With the bitter and acrimonious dispute between the Kenney government and Alberta’s rural physicians continuing to be make headlines, residents cannot be blamed for feeling increasingly anxious and concerned about the situation.
With residents of all ages in every rural community relying on health care for their very wellbeing, the dispute is nothing but bad news for the community at large.
Whether the dispute will lead to a catastrophic breakdown of rural health services, particularly in the area of emergency services, remains anyone’s guess.
What is known is that unless solutions can be found, and found without undue delay, sick and injured Albertans may end up caught in the crossfire.
As part of the months-long dispute, rural doctors in numerous community have announced plans to withdrawal some services, including in emergency rooms. The Kenney government has countered that it will bring in replacement physicians to fill any gaps.
Al Kemmere is the president of the Rural Municipalities of Alberta, which represents 69 municipalities including Mountain View and Red Deer counties. The association is calling for the sides to come together and settle their differences before things spiral further out of hand.
The bottom line is that without continued high quality health care rural Albertans would be placed at significant risk, he said.

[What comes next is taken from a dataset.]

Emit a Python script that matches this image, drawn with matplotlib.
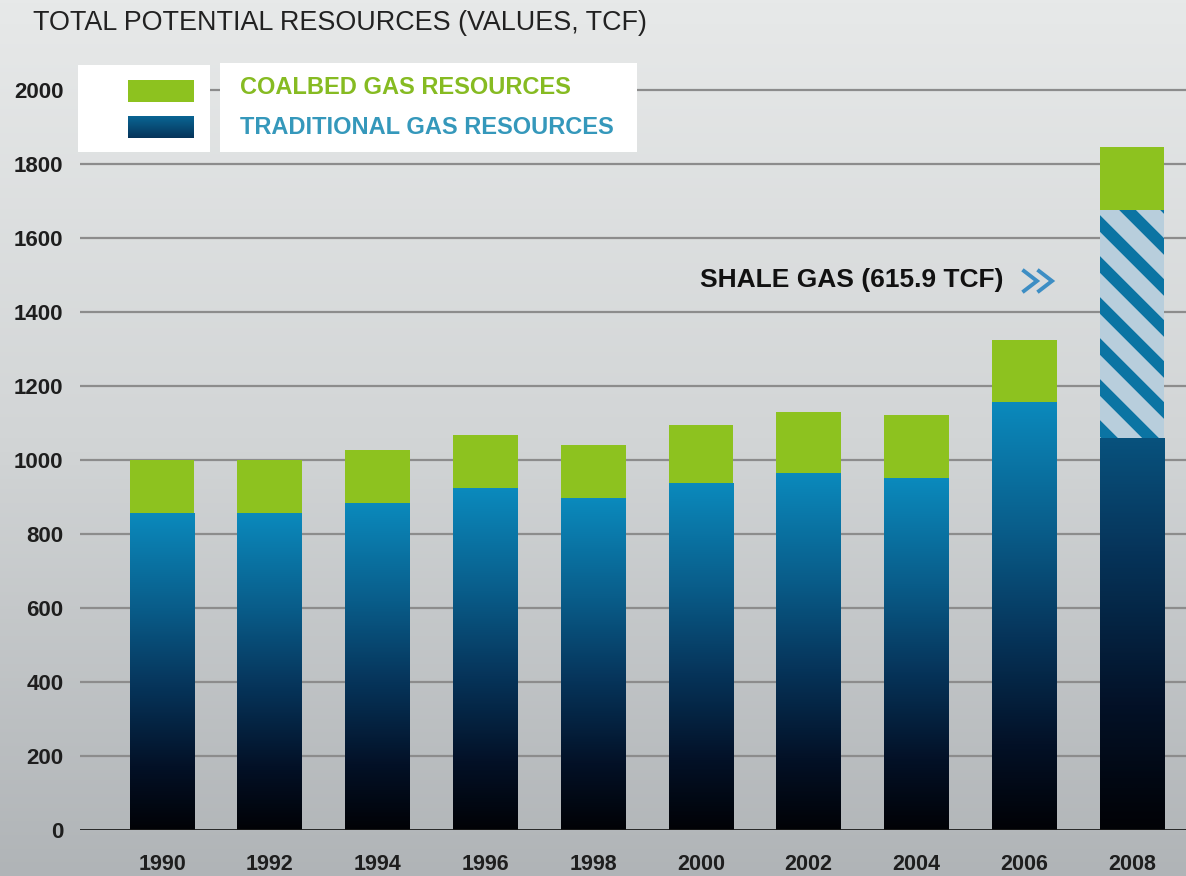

“We are not taking a position as far as who is right and who is wrong,” Kemmere, who is also a Mountain View County councillor, said in an interview. “Our position is that rural health care is of the utmost importance, both from an individual health point of view but also from a community point of view.
“We need to have the two sides in this dispute get back together and have a rational conversation and come up with a solution that will allow rural health care to be retained as much as possible into the future. We need to have a solution come forward.”
Alberta needs this protracted and increasingly ugly rural doctor-Kenney government dispute to end without further delay.
Dan Singleton is an editor with The Albertan.